Question

Difference between heatmap using Euclidian distance and Poisson distance

3

Entering edit mode

6.5 years ago

tlorin ▴ 360

(This thread is related to a Bioconductor package so I also posted this question on the dedicated forum. However, I thought this could relate to bioinformatics in general.)

Using DESeq2 I would like to obtain a heatmap of sample-to-sample distances using the rlog-transformed values. However, I'm not sure if I should use the "Euclidian" distance or the "Poisson" distance (both are suggested here). I have obtained both graphs but don't know which one I should "trust". While I think I understand the "Euclidian" approach I'm not sure to get the advantages of the "Poisson" approach. I've tried reading the fundament paper (Witten 2011) but got lost at some point B-)

Could someone:

illustrate a simple sample case where both methods would give the same result?
illustrate a simple sample case where both methods would give different results?
explain the advantages and drawbacks of both methods?

Many thanks!

deseq2 RNA-Seq poisson heatmap • 8.4k views

ADD COMMENT • link updated 6.5 years ago by Kevin Blighe 87k • written 6.5 years ago by tlorin ▴ 360

score 6 · Answer 1 · 2017-10-17

It's all about the distribution of the data that you've got.
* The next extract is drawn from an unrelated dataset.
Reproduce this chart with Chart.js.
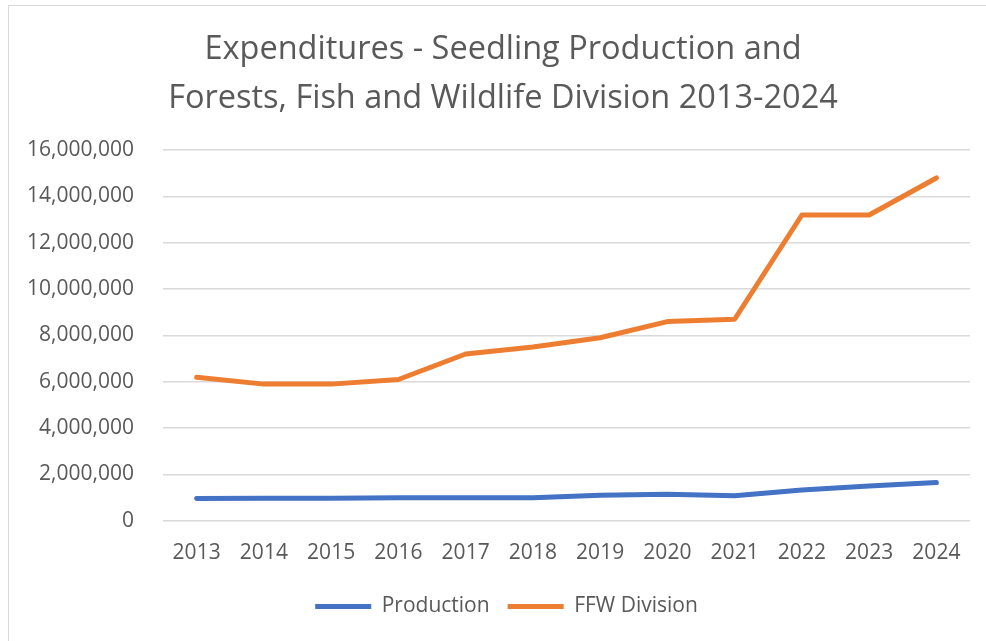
<!DOCTYPE html>
<html>
<head>
<meta charset="utf-8">
<script src="https://cdn.jsdelivr.net/npm/chart.js@4"></script>
<style>
html, body { margin: 0; padding: 0; background: #fff; }
#wrap { position: absolute; left: 0; top: 0; width: 986px; height: 641px; }
#frame { position: absolute; left: 8px; top: 5px; right: 0; bottom: 0; border-left: 1px solid #d9d9d9; border-top: 1px solid #d9d9d9; pointer-events: none; }
</style>
</head>
<body>
<div id="wrap">
<canvas id="grafico" width="986" height="641"></canvas>
<div id="frame"></div>
</div>
<script>
// datos
const years = ["2013","2014","2015","2016","2017","2018","2019","2020","2021","2022","2023","2024"];
const production = [960000, 970000, 975000, 990000, 1000000, 1000000, 1100000, 1150000, 1080000, 1330000, 1500000, 1650000];
const ffwDivision = [6200000, 5900000, 5900000, 6100000, 7200000, 7500000, 7900000, 8600000, 8700000, 13200000, 13200000, 14800000];
const titleLines = ["Expenditures - Seedling Production and", "Forests, Fish and Wildlife Division 2013-2024"];

const gris = "#595959";
const fuente = "'Open Sans', sans-serif";

// mover titulo y leyenda un poco a la derecha (como en el original)
const moverBloques = {
  id: "moverBloques",
  afterLayout(chart) {
    if (chart.titleBlock) chart.titleBlock.left += 16;
    if (chart.legend) chart.legend.left += 23;
  }
};

const ctx = document.getElementById("grafico").getContext("2d");

new Chart(ctx, {
  type: "line",
  data: {
    labels: years,
    datasets: [
      {
        label: "Production",
        data: production,
        borderColor: "#4472C4",
        backgroundColor: "#4472C4",
        borderWidth: 5,
        borderCapStyle: "round",
        borderJoinStyle: "round",
        pointRadius: 0,
        tension: 0
      },
      {
        label: "FFW Division",
        data: ffwDivision,
        borderColor: "#ED7D31",
        backgroundColor: "#ED7D31",
        borderWidth: 5,
        borderCapStyle: "round",
        borderJoinStyle: "round",
        pointRadius: 0,
        tension: 0
      }
    ]
  },
  plugins: [moverBloques],
  options: {
    responsive: false,
    animation: false,
    layout: { padding: { left: 20, right: 16, top: 25.5, bottom: 14 } },
    plugins: {
      title: {
        display: true,
        text: titleLines,
        color: gris,
        font: { family: fuente, size: 32.5, weight: "normal", lineHeight: 1.51 },
        padding: { top: 0, bottom: 26.5 }
      },
      legend: {
        position: "bottom",
        labels: {
          color: gris,
          font: { family: fuente, size: 21 },
          usePointStyle: true,
          pointStyle: "line",
          pointStyleWidth: 56,
          boxHeight: 5,
          padding: 18
        }
      },
      tooltip: { enabled: false }
    },
    scales: {
      x: {
        offset: true,
        grid: { display: false },
        border: { display: false },
        ticks: { color: gris, font: { family: fuente, size: 21 }, padding: 12, maxRotation: 0 }
      },
      y: {
        min: 0,
        max: 16000000,
        grid: { color: "#d9d9d9", lineWidth: 1.5, drawTicks: false },
        border: { display: false },
        afterFit: function(axis) { axis.width = 143; },
        ticks: {
          stepSize: 2000000,
          color: gris,
          font: { family: fuente, size: 21 },
          padding: 29,
          callback: function(v) { return v.toLocaleString("en-US"); }
        }
      }
    }
  }
});
</script>
</body>
</html>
Witten states that Euclidean distance has long been used in clustering of microarray data, data that is typically normalised to a Gaussian ('normal') distribution through RMA or gcRMA. To this day, most functions will still default to Euclidean distance.
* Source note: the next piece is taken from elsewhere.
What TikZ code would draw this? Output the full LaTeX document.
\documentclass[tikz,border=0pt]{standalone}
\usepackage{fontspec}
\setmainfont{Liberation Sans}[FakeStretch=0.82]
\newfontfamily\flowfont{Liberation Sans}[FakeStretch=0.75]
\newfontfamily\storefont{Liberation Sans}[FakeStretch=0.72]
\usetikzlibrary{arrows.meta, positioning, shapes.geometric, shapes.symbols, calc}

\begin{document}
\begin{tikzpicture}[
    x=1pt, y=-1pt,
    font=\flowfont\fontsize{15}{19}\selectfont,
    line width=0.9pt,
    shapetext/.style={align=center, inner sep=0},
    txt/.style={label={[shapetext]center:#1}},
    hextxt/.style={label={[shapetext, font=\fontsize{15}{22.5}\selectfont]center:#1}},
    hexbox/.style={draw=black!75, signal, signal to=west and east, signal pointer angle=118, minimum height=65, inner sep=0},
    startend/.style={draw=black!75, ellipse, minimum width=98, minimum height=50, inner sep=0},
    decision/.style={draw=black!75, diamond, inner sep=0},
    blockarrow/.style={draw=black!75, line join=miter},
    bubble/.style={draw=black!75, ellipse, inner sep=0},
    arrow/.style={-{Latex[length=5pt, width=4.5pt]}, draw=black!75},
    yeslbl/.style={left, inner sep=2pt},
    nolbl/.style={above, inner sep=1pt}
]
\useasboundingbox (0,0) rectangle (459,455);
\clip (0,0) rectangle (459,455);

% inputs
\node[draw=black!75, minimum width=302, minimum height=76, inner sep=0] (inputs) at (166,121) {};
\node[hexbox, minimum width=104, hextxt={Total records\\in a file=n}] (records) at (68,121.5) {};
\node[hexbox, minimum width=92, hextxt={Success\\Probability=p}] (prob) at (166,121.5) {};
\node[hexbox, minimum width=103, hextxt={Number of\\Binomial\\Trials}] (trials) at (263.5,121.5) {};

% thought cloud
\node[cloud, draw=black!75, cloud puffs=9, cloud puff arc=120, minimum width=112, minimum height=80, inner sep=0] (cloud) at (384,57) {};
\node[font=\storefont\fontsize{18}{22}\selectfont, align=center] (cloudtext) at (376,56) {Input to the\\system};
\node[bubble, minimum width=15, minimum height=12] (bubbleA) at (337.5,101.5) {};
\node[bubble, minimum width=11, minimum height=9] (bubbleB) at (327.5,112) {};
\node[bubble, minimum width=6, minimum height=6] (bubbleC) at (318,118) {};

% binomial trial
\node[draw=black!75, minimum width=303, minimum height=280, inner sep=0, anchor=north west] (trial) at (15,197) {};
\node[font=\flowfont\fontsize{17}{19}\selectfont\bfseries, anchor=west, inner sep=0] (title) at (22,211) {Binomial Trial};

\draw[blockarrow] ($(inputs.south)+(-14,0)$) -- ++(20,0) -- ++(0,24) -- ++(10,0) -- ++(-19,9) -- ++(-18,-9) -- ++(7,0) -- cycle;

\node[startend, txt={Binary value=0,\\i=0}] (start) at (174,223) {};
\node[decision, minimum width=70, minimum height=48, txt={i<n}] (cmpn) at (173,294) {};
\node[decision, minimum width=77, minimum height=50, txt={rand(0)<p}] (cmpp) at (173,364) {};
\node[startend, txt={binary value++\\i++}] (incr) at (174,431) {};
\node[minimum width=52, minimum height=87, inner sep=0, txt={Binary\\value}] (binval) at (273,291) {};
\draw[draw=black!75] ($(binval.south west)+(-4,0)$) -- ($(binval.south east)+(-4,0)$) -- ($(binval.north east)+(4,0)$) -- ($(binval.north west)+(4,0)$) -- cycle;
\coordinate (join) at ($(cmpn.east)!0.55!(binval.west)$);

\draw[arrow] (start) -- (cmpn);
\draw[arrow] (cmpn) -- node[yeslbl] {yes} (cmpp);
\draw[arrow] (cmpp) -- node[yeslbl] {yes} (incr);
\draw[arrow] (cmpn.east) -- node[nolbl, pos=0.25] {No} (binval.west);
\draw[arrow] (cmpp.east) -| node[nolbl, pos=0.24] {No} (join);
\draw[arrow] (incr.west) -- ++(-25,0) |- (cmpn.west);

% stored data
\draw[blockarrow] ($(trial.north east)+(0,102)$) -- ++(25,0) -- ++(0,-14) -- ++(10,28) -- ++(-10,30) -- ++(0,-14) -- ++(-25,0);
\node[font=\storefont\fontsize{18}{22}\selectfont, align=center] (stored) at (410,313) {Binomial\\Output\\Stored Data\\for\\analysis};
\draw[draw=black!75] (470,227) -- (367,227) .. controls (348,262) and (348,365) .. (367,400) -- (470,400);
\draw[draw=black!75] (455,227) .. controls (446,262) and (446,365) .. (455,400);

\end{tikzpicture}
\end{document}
Witten then makes the argument that RNA-seq data has different distributions, with counts and normalised counts more representative of a Poisson or negative binomial. In these distributions, the data is non-negative and the peak will be shifted to the 'left' along the x-axis toward 0 (zero). Mass spectrometry/cytometry data also follows this distribution.

If you plot your normalised DESeq2 counts, you'll see a poisson- or negative binomial-like distribution. If you plot the regularised log counts, you'll see a Gaussian. These last two statements are important, and are why the DESeq2 authors state:

We use the R function dist to calculate the Euclidean distance between samples. To ensure we have a roughly equal contribution from all genes, we use it on the rlog-transformed data.

So, only use Euclidean when you're using rlog counts

The PoissonDistance function takes the original count matrix (not normalized) with samples as rows instead of columns, so we need to transpose the counts in dds.

...only use Poisson when you're using raw or normalised counts.

There are no drawbacks to either of these, from my perspective. If you apply both to the correct data, then you should generally see the same or very similar result. The resulting dendrogram structure will differ slightly, but the overall message should not.